GOAL: Compute how many lines in the entries below contain "React", and output nothing but the number.

DATASET EXCERPTS start

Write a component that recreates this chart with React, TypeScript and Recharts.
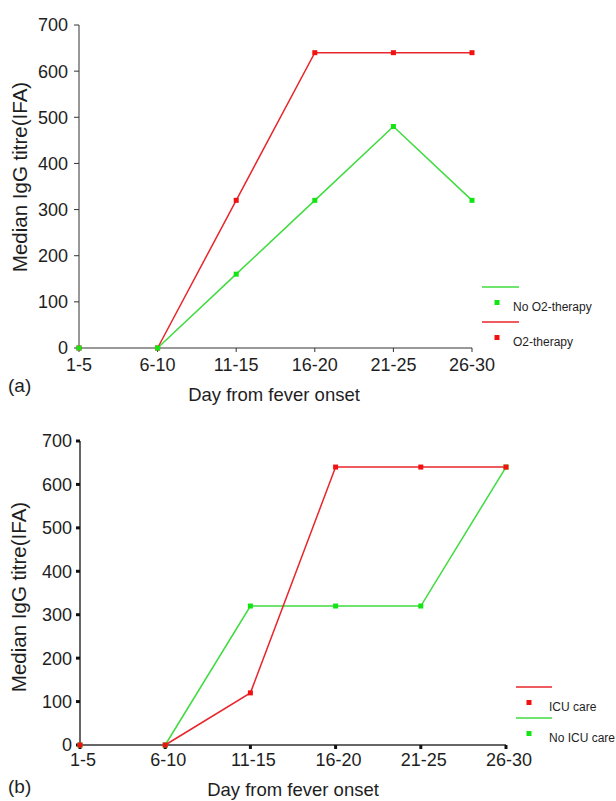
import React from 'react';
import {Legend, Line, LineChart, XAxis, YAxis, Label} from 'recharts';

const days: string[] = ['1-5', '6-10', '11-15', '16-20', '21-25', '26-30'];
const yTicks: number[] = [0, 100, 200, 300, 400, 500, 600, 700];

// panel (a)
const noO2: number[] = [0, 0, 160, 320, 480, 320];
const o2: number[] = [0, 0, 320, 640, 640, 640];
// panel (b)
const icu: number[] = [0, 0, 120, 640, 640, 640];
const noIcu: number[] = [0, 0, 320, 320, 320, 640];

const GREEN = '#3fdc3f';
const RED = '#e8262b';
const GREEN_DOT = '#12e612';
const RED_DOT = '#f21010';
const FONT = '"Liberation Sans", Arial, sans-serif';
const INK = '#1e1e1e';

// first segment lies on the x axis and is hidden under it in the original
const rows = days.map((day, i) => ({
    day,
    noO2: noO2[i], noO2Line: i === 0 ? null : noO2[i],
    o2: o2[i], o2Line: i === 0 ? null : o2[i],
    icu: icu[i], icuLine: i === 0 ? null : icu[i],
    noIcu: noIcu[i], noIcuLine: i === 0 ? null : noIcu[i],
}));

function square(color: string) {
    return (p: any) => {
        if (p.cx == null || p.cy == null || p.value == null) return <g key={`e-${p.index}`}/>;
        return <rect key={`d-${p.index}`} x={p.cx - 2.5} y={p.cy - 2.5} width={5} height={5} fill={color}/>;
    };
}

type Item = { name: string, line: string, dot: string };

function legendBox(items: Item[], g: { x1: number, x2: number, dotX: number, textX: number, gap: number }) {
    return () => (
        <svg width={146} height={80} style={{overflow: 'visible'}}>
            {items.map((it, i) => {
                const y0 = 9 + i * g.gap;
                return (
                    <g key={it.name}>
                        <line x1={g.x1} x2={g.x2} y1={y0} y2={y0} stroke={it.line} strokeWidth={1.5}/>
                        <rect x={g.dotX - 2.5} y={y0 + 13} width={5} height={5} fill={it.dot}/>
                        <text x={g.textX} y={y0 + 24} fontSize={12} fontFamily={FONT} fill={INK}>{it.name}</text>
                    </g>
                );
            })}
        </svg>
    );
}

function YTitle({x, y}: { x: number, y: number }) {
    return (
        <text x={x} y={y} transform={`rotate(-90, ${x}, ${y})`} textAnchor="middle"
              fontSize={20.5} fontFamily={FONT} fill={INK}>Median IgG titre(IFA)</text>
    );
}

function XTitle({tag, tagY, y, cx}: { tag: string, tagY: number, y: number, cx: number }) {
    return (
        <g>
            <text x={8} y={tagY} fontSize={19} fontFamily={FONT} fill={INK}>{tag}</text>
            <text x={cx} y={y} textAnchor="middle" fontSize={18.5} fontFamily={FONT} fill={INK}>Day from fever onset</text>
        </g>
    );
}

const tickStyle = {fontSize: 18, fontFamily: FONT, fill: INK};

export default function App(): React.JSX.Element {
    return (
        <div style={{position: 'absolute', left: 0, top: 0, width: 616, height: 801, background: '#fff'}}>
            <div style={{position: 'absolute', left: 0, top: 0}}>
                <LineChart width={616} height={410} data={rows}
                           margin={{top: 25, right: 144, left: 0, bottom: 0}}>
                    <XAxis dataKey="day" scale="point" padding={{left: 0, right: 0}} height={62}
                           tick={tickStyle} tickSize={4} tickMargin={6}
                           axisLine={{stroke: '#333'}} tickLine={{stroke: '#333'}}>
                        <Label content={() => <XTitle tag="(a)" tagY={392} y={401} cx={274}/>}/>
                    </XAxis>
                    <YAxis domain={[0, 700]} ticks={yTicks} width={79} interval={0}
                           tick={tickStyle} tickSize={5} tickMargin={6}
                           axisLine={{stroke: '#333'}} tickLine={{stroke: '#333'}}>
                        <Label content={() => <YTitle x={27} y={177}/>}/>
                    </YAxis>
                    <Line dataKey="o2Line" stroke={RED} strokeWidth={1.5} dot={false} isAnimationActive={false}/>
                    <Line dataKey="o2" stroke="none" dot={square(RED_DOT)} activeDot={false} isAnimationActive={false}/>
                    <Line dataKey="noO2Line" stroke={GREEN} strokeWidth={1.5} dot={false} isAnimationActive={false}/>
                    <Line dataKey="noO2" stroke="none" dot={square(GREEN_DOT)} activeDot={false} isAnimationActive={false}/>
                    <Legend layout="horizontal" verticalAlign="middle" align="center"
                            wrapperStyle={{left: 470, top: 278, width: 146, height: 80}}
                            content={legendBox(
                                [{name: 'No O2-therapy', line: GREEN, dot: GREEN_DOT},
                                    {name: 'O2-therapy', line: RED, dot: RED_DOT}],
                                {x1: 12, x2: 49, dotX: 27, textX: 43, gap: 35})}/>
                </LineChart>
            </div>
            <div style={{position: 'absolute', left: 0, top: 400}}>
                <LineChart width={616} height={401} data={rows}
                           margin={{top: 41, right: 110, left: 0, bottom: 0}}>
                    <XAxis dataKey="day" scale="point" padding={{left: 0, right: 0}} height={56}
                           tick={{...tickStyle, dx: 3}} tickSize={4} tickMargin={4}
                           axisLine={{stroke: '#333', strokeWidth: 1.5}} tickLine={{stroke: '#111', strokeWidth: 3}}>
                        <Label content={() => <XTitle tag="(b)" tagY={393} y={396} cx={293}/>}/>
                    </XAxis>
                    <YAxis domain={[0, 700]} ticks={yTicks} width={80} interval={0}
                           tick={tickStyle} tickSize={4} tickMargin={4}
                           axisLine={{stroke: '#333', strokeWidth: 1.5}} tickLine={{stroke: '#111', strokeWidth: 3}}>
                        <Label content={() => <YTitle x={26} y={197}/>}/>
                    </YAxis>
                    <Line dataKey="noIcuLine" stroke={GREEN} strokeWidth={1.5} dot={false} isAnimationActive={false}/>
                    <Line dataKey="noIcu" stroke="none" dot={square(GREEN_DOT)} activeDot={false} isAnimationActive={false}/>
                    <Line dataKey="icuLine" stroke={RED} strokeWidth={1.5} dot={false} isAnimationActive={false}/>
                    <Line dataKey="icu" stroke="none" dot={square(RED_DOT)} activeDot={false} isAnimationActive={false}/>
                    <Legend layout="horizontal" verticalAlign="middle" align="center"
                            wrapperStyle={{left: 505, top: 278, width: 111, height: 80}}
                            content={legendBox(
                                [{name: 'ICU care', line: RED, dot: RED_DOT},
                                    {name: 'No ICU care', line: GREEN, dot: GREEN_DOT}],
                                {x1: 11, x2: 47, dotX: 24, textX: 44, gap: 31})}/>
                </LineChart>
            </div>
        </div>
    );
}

DATASET EXCERPTS end
DATASET EXCERPTS start

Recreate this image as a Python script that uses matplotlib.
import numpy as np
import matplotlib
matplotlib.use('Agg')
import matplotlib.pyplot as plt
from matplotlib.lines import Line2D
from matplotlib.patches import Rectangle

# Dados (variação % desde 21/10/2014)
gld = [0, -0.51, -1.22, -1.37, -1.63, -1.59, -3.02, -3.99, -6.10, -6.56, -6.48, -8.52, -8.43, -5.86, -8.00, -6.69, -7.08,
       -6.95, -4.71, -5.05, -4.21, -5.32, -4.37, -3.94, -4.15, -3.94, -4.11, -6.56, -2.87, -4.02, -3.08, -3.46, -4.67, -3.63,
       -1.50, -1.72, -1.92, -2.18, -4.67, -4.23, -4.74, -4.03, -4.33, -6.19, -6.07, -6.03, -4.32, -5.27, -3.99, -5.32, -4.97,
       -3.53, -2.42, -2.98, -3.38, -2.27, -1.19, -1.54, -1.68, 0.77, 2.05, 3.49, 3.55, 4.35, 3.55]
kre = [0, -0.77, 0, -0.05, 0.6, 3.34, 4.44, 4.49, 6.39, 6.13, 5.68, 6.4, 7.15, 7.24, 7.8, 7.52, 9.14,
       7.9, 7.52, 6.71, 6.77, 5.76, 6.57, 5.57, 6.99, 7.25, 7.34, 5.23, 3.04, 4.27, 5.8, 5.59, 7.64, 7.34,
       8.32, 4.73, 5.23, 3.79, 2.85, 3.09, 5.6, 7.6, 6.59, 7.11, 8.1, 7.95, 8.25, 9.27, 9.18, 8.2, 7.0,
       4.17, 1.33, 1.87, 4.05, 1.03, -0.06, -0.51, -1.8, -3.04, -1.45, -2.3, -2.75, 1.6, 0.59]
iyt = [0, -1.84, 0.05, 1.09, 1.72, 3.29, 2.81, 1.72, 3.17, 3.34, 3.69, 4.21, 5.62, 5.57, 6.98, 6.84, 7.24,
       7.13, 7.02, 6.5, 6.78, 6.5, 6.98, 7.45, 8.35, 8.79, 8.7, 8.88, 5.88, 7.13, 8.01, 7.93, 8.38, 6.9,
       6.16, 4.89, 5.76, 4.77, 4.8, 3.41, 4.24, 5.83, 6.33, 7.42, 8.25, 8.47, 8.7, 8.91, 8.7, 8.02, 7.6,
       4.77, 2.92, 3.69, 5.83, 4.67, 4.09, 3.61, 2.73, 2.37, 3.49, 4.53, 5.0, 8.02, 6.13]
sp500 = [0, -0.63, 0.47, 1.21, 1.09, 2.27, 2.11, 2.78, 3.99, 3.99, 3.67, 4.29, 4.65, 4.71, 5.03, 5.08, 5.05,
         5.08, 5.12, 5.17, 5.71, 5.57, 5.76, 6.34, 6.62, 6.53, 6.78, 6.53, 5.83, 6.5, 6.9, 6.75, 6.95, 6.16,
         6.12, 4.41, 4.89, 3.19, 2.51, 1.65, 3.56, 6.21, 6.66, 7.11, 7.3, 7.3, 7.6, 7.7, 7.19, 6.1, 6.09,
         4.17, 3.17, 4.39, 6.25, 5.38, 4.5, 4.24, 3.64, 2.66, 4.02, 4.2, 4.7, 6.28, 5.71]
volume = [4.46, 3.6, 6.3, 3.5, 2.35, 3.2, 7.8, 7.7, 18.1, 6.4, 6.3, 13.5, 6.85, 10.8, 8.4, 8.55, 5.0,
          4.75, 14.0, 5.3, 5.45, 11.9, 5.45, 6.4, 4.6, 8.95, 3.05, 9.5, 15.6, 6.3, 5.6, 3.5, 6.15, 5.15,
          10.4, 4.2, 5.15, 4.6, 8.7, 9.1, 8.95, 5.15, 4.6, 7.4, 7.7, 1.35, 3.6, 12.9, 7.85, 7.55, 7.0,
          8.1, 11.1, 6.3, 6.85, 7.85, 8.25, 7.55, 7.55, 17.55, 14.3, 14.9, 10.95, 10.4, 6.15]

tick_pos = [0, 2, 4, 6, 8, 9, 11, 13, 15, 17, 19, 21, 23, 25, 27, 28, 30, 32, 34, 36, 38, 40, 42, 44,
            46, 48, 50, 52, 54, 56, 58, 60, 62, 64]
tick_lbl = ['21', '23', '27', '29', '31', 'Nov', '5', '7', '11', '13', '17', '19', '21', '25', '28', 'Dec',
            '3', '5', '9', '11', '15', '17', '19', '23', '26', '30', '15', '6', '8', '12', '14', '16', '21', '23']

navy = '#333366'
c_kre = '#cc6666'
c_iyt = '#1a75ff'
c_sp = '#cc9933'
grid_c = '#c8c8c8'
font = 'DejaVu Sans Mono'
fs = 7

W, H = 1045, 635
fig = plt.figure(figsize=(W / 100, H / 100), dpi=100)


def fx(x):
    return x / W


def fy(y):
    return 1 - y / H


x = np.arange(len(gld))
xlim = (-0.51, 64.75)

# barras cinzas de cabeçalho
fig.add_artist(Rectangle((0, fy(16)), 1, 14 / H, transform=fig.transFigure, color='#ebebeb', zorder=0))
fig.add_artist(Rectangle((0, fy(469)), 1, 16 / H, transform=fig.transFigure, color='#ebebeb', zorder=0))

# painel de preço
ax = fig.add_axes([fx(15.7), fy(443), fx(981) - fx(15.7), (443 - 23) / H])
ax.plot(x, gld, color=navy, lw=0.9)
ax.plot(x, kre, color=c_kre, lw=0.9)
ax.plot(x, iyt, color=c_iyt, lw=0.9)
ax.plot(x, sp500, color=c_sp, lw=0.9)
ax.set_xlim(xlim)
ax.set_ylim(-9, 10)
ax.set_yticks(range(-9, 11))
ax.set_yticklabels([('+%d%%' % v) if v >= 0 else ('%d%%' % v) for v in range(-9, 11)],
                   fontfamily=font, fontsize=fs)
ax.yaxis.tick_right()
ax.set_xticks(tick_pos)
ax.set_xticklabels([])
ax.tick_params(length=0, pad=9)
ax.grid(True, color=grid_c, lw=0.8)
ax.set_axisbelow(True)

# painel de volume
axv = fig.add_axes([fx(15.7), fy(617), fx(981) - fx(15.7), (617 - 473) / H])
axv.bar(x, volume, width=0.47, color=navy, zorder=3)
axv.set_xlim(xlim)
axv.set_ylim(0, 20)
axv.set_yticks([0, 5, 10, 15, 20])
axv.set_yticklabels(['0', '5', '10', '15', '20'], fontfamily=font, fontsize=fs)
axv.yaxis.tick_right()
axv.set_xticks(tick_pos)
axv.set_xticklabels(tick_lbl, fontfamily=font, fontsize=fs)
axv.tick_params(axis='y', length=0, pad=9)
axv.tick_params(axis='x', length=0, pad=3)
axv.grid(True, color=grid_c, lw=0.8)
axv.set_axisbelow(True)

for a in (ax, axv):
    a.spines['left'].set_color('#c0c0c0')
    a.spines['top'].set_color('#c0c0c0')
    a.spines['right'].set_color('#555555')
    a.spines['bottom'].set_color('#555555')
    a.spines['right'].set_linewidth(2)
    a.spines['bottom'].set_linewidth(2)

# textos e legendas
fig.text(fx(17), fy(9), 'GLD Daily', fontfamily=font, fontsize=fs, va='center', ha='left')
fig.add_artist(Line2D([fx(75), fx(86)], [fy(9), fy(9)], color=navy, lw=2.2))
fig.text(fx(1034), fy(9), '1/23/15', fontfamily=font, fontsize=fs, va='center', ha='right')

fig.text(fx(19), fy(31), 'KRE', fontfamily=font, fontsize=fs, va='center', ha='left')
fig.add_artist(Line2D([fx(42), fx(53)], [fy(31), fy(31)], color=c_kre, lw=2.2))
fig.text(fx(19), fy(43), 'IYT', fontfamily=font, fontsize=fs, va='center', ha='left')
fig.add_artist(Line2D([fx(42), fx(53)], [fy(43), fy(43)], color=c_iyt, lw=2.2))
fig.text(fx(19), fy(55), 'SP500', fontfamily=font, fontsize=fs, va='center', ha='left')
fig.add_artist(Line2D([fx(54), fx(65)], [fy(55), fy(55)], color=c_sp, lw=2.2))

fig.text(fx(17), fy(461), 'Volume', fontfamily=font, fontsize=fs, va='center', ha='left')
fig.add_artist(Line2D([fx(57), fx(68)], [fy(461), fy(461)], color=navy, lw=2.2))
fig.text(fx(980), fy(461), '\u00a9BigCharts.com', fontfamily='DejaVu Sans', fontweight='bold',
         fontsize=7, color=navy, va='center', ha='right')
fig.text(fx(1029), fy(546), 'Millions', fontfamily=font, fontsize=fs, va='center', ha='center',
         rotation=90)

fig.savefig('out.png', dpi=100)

DATASET EXCERPTS end
DATASET EXCERPTS start

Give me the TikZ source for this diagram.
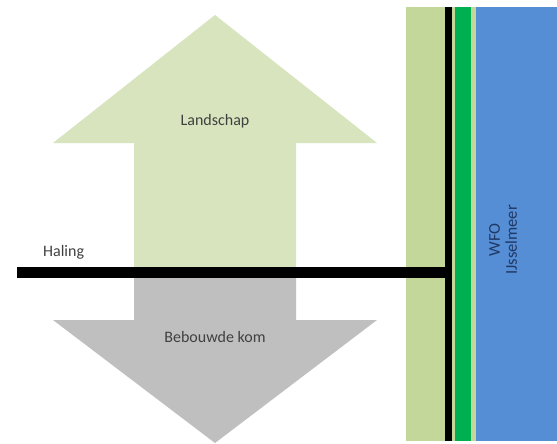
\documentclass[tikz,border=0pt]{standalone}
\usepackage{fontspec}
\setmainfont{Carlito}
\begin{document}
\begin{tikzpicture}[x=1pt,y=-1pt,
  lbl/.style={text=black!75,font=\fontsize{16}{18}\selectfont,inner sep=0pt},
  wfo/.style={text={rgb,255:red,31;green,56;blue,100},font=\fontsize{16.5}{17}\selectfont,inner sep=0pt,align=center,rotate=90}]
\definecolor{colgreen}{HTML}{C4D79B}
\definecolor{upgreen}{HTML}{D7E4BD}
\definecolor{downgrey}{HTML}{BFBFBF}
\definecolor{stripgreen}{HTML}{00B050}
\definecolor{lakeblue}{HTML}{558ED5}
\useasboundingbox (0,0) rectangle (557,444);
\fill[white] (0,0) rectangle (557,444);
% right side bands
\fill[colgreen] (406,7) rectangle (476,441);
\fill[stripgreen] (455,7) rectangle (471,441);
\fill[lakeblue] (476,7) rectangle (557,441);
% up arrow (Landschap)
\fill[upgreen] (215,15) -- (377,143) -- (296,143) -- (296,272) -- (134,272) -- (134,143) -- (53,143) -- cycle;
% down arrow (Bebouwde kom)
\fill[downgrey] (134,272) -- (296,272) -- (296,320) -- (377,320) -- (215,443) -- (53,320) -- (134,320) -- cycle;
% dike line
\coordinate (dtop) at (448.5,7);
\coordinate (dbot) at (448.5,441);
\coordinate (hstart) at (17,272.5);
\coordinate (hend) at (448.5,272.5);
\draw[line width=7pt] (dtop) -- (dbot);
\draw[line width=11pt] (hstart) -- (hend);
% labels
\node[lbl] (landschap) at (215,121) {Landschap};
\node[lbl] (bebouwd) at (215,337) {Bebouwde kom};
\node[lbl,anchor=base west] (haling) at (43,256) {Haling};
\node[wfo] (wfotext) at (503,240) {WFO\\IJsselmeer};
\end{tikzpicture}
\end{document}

DATASET EXCERPTS end

FULL RESPONSE: 3